Social climbing and the lengths people will go to in order to make a better life for themselves can be fascinating. In The Gatecrasher we have one such anti-heroine, but thankfully, she is surrounded by some of the most interesting and likable characters I have met as of late.
Fleur Daxeny crashes funerals in order to meet rich, vulnerable men, and take as much as she can get from them before moving on. She's been doing this successfully for a while and has her routine down pat. When we meet her, she is in the process of getting ready for the new batch of funerals coming her way, charging her stylish new black outfits to her unsuspecting, soon-to-be-deserted, Greek lover.
Her target at Emily Valour's memorial service is, of course, Emily's bereaved husband Richard, a rich man who mourns the wife he's lost but at the same time realizes the he's never really known her. What Richard has never had is a passionate soul mate, a woman who can make each day come alive and instill in him the desire to truly live. Fleur is determined to be all that and more.
Little by little we see Fleur stealthily become an integral part of Richard's life. Damn his club and his gossipy acquaintances, Richard thinks. For the first time in his life he desires and is desired, although guilty thoughts of Emily do pop up whenever he's tempted to make love to Fleur, who knows that Richard must succumb physically in order to be completely hers.
Richard's children are, of course, dysfunctional. Young Antony lives in shame of the birthmark that made him imperfect to his mother and his social life is painfully awkward and nonexistent. Daughter Philippa is married to the odious and greedy Lambert, the man Emily said would be the only one to marry an such an undesirable package as she. Needless to say, Fleur soon realizes that Emily was far from a kind person, be it in the capacity of wife, mother, or sister, and is soon charming Richard, his children, and Emily's own sister, the initially reticent Gillian.
It is never part of Fleur's plan to linger so long at Richard's, but first the lack of sex, and then the fact that he hasn't yet given her a Gold Card (Fleur's preferred method of getting her hands on her target's money) serve to stall matters. Finally, Fleur's daughter Zara arrives, creating all sorts of complications with Antony as a triumphant Fleur, Gold Card finally in hand, gets ready to leave and move on to her next victim.

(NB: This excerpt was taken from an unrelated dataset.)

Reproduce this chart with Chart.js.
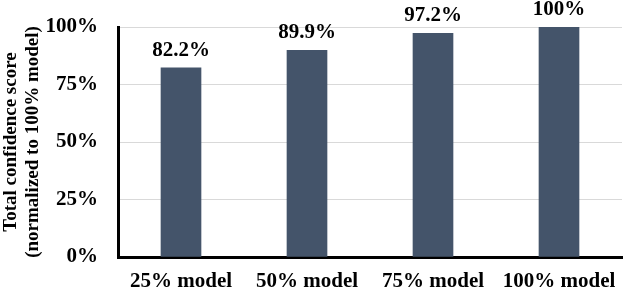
<!DOCTYPE html>
<html><head><meta charset="utf-8">
<script src="https://cdn.jsdelivr.net/npm/chart.js@4/dist/chart.umd.min.js"></script>
<style>html,body{margin:0;padding:0;background:#fff}#wrap{width:640px;height:291px}</style>
</head><body><div id="wrap"><canvas id="c" width="640" height="291"></canvas></div>
<script>
const categories = ["25% model", "50% model", "75% model", "100% model"];
const scores = [82.2, 89.9, 97.2, 100];
const valueLabels = ["82.2%", "89.9%", "97.2%", "100%"];
const yTicks = [0, 25, 50, 75, 100];

const FONT = "'Liberation Serif', 'Times New Roman', serif";

const labelPlugin = {
  id: 'valueLabels',
  afterDatasetsDraw(chart) {
    const ctx = chart.ctx;
    const meta = chart.getDatasetMeta(0);
    ctx.save();
    ctx.font = "bold 21px " + FONT;
    ctx.fillStyle = "#000";
    ctx.textAlign = "center";
    ctx.textBaseline = "alphabetic";
    meta.data.forEach((bar, i) => {
      ctx.fillText(valueLabels[i], bar.x, bar.y - 12);
    });
    ctx.restore();
  }
};

new Chart(document.getElementById('c'), {
  type: 'bar',
  data: {
    labels: categories,
    datasets: [{
      data: scores,
      backgroundColor: '#44546A',
      borderWidth: 0,
      barThickness: 40
    }]
  },
  options: {
    responsive: false,
    animation: false,
    devicePixelRatio: 1,
    layout: { padding: { top: 27, right: 18, bottom: 0, left: 0 } },
    plugins: { legend: { display: false }, tooltip: { enabled: false } },
    scales: {
      x: {
        afterFit(scale) { scale.height = 34; },
        grid: { display: false, drawTicks: false },
        border: { display: true, color: '#000', width: 3 },
        ticks: { color: '#000', font: { family: FONT, size: 21, weight: 'bold' }, padding: 12, maxRotation: 0 }
      },
      y: {
        min: 0, max: 100,
        afterFit(scale) { scale.width = 118; scale.paddingTop = 0; scale.paddingBottom = 0; },
        afterBuildTicks(axis) { axis.ticks = yTicks.map(v => ({ value: v })); },
        grid: { color: '#d9d9d9', lineWidth: 1, drawTicks: false },
        border: { display: true, color: '#000', width: 3 },
        ticks: { color: '#000', font: { family: FONT, size: 21, weight: 'bold' }, padding: 20, callback: v => v + '%' },
        title: {
          display: true,
          text: ['Total confidence score', '(normalized to 100% model)'],
          color: '#000',
          font: { family: FONT, size: 19, weight: 'bold', lineHeight: 1.15 },
          padding: { top: 0, bottom: 0 }
        }
      }
    }
  },
  plugins: [labelPlugin]
});
</script></body></html>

Richard is the most likable of men - a little clueless when it comes to his children, but he definitely means well. His feelings where Fleur is concerned are pure and tender, and I couldn't help but feel for him as Fleur became increasingly bored with him.
Much like Zara does when she finds herself up against her mother's machinations, I found myself losing patience with Fleur, and honestly wished that she'd gotten more of what she really deserved. The ending only works if one believes that the selfish, vain, greedy Fleur of 99% of the book has really changed.
The secondary characters, however, were priceless. Philippa's pathetic marriage to Lambert is truly sad and real, just as Antony's desire to belong is heartbreaking. Gillian, who at first so hated Fleur, made me smile as she succumbs to Fleur's charm and wears the blue scarf Fleur gives her - every single day.
This book will probably not be for everyone. Fleur is cold, ruthless, and calculating as she begins to ensnare Richard, who never has a clue about the captivating woman he's met. But if you're in the mood for a sort of Absolutely Fabulous storyline with a bit less comedy, then I recommend you try The Gatecrasher.